● **Stated task**
Every line below should be repeated exactly.

● **Recorded data**
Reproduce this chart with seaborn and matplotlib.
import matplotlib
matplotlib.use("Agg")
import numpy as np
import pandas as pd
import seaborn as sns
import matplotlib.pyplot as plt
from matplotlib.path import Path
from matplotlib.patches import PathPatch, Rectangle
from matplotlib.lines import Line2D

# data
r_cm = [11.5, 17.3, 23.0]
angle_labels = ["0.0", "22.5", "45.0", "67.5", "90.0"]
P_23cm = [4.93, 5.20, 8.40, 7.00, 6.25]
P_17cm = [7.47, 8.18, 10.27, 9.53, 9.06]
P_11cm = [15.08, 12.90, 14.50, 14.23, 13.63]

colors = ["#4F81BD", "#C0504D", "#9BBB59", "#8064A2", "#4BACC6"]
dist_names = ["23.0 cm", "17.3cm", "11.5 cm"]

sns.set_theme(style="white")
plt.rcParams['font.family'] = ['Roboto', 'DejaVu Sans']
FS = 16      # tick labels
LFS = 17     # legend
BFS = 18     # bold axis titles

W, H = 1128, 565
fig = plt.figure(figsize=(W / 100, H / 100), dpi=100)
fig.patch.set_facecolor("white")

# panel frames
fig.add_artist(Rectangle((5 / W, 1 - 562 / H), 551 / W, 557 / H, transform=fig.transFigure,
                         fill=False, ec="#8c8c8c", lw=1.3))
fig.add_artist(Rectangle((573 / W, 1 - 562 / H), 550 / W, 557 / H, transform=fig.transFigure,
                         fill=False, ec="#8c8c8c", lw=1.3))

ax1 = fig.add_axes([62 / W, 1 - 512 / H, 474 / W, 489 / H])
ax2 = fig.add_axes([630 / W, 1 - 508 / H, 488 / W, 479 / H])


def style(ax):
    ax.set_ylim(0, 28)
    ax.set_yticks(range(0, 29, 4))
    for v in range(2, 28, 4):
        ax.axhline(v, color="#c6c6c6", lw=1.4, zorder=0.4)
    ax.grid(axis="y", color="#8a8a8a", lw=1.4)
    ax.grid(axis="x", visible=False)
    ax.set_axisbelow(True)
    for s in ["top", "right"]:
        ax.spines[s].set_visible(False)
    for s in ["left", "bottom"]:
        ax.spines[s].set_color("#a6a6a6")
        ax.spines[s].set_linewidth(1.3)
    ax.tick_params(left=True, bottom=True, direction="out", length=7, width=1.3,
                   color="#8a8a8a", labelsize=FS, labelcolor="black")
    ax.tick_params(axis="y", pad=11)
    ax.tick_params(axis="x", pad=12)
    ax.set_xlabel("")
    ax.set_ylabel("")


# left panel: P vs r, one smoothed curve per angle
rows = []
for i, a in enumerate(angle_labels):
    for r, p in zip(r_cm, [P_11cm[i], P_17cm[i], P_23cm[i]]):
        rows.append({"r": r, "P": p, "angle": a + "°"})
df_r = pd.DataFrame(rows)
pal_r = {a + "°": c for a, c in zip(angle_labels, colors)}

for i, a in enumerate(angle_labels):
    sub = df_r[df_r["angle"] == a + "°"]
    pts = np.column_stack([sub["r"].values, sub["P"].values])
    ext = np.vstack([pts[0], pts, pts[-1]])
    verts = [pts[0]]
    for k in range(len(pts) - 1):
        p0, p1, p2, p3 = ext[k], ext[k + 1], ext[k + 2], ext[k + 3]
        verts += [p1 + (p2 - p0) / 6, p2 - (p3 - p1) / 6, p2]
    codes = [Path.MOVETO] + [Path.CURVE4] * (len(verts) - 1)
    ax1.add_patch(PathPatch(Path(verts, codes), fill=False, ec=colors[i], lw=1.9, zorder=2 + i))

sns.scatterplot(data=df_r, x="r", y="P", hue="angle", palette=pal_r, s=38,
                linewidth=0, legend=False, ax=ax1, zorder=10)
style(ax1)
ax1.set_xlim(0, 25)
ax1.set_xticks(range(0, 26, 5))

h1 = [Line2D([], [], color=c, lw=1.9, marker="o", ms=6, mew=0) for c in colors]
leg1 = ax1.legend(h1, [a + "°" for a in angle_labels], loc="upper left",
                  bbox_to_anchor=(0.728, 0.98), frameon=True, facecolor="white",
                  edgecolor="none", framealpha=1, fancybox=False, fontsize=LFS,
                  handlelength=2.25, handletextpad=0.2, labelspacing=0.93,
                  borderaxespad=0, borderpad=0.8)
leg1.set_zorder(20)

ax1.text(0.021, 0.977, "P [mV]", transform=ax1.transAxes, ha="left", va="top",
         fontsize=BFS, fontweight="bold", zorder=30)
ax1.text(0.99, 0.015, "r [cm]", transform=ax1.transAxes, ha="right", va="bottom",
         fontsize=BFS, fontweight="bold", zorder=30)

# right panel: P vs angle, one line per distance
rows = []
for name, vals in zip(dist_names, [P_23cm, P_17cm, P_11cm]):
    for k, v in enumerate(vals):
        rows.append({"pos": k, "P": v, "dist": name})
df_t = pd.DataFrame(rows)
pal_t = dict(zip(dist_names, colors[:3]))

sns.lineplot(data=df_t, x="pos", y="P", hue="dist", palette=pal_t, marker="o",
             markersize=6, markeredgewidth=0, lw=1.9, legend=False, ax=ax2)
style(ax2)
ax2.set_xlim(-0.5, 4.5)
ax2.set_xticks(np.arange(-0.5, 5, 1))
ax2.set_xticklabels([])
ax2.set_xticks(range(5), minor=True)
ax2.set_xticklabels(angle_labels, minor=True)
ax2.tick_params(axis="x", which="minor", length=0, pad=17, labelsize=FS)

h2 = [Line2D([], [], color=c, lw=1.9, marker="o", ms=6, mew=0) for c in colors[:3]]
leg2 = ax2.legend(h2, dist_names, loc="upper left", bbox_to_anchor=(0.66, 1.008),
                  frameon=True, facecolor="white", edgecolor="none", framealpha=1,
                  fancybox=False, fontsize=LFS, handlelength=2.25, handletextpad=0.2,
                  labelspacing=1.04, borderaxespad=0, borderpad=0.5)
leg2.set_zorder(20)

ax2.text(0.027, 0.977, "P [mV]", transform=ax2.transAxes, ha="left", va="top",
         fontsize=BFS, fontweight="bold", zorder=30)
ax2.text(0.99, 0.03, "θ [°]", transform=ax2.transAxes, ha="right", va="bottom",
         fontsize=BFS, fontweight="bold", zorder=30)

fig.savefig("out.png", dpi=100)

● **Solution**
Reproduce this chart with seaborn and matplotlib.
import matplotlib
matplotlib.use("Agg")
import numpy as np
import pandas as pd
import seaborn as sns
import matplotlib.pyplot as plt
from matplotlib.path import Path
from matplotlib.patches import PathPatch, Rectangle
from matplotlib.lines import Line2D

# data
r_cm = [11.5, 17.3, 23.0]
angle_labels = ["0.0", "22.5", "45.0", "67.5", "90.0"]
P_23cm = [4.93, 5.20, 8.40, 7.00, 6.25]
P_17cm = [7.47, 8.18, 10.27, 9.53, 9.06]
P_11cm = [15.08, 12.90, 14.50, 14.23, 13.63]

colors = ["#4F81BD", "#C0504D", "#9BBB59", "#8064A2", "#4BACC6"]
dist_names = ["23.0 cm", "17.3cm", "11.5 cm"]

sns.set_theme(style="white")
plt.rcParams['font.family'] = ['Roboto', 'DejaVu Sans']
FS = 16      # tick labels
LFS = 17     # legend
BFS = 18     # bold axis titles

W, H = 1128, 565
fig = plt.figure(figsize=(W / 100, H / 100), dpi=100)
fig.patch.set_facecolor("white")

# panel frames
fig.add_artist(Rectangle((5 / W, 1 - 562 / H), 551 / W, 557 / H, transform=fig.transFigure,
                         fill=False, ec="#8c8c8c", lw=1.3))
fig.add_artist(Rectangle((573 / W, 1 - 562 / H), 550 / W, 557 / H, transform=fig.transFigure,
                         fill=False, ec="#8c8c8c", lw=1.3))

ax1 = fig.add_axes([62 / W, 1 - 512 / H, 474 / W, 489 / H])
ax2 = fig.add_axes([630 / W, 1 - 508 / H, 488 / W, 479 / H])


def style(ax):
    ax.set_ylim(0, 28)
    ax.set_yticks(range(0, 29, 4))
    for v in range(2, 28, 4):
        ax.axhline(v, color="#c6c6c6", lw=1.4, zorder=0.4)
    ax.grid(axis="y", color="#8a8a8a", lw=1.4)
    ax.grid(axis="x", visible=False)
    ax.set_axisbelow(True)
    for s in ["top", "right"]:
        ax.spines[s].set_visible(False)
    for s in ["left", "bottom"]:
        ax.spines[s].set_color("#a6a6a6")
        ax.spines[s].set_linewidth(1.3)
    ax.tick_params(left=True, bottom=True, direction="out", length=7, width=1.3,
                   color="#8a8a8a", labelsize=FS, labelcolor="black")
    ax.tick_params(axis="y", pad=11)
    ax.tick_params(axis="x", pad=12)
    ax.set_xlabel("")
    ax.set_ylabel("")


# left panel: P vs r, one smoothed curve per angle
rows = []
for i, a in enumerate(angle_labels):
    for r, p in zip(r_cm, [P_11cm[i], P_17cm[i], P_23cm[i]]):
        rows.append({"r": r, "P": p, "angle": a + "°"})
df_r = pd.DataFrame(rows)
pal_r = {a + "°": c for a, c in zip(angle_labels, colors)}

for i, a in enumerate(angle_labels):
    sub = df_r[df_r["angle"] == a + "°"]
    pts = np.column_stack([sub["r"].values, sub["P"].values])
    ext = np.vstack([pts[0], pts, pts[-1]])
    verts = [pts[0]]
    for k in range(len(pts) - 1):
        p0, p1, p2, p3 = ext[k], ext[k + 1], ext[k + 2], ext[k + 3]
        verts += [p1 + (p2 - p0) / 6, p2 - (p3 - p1) / 6, p2]
    codes = [Path.MOVETO] + [Path.CURVE4] * (len(verts) - 1)
    ax1.add_patch(PathPatch(Path(verts, codes), fill=False, ec=colors[i], lw=1.9, zorder=2 + i))

sns.scatterplot(data=df_r, x="r", y="P", hue="angle", palette=pal_r, s=38,
                linewidth=0, legend=False, ax=ax1, zorder=10)
style(ax1)
ax1.set_xlim(0, 25)
ax1.set_xticks(range(0, 26, 5))

h1 = [Line2D([], [], color=c, lw=1.9, marker="o", ms=6, mew=0) for c in colors]
leg1 = ax1.legend(h1, [a + "°" for a in angle_labels], loc="upper left",
                  bbox_to_anchor=(0.728, 0.98), frameon=True, facecolor="white",
                  edgecolor="none", framealpha=1, fancybox=False, fontsize=LFS,
                  handlelength=2.25, handletextpad=0.2, labelspacing=0.93,
                  borderaxespad=0, borderpad=0.8)
leg1.set_zorder(20)

ax1.text(0.021, 0.977, "P [mV]", transform=ax1.transAxes, ha="left", va="top",
         fontsize=BFS, fontweight="bold", zorder=30)
ax1.text(0.99, 0.015, "r [cm]", transform=ax1.transAxes, ha="right", va="bottom",
         fontsize=BFS, fontweight="bold", zorder=30)

# right panel: P vs angle, one line per distance
rows = []
for name, vals in zip(dist_names, [P_23cm, P_17cm, P_11cm]):
    for k, v in enumerate(vals):
        rows.append({"pos": k, "P": v, "dist": name})
df_t = pd.DataFrame(rows)
pal_t = dict(zip(dist_names, colors[:3]))

sns.lineplot(data=df_t, x="pos", y="P", hue="dist", palette=pal_t, marker="o",
             markersize=6, markeredgewidth=0, lw=1.9, legend=False, ax=ax2)
style(ax2)
ax2.set_xlim(-0.5, 4.5)
ax2.set_xticks(np.arange(-0.5, 5, 1))
ax2.set_xticklabels([])
ax2.set_xticks(range(5), minor=True)
ax2.set_xticklabels(angle_labels, minor=True)
ax2.tick_params(axis="x", which="minor", length=0, pad=17, labelsize=FS)

h2 = [Line2D([], [], color=c, lw=1.9, marker="o", ms=6, mew=0) for c in colors[:3]]
leg2 = ax2.legend(h2, dist_names, loc="upper left", bbox_to_anchor=(0.66, 1.008),
                  frameon=True, facecolor="white", edgecolor="none", framealpha=1,
                  fancybox=False, fontsize=LFS, handlelength=2.25, handletextpad=0.2,
                  labelspacing=1.04, borderaxespad=0, borderpad=0.5)
leg2.set_zorder(20)

ax2.text(0.027, 0.977, "P [mV]", transform=ax2.transAxes, ha="left", va="top",
         fontsize=BFS, fontweight="bold", zorder=30)
ax2.text(0.99, 0.03, "θ [°]", transform=ax2.transAxes, ha="right", va="bottom",
         fontsize=BFS, fontweight="bold", zorder=30)

fig.savefig("out.png", dpi=100)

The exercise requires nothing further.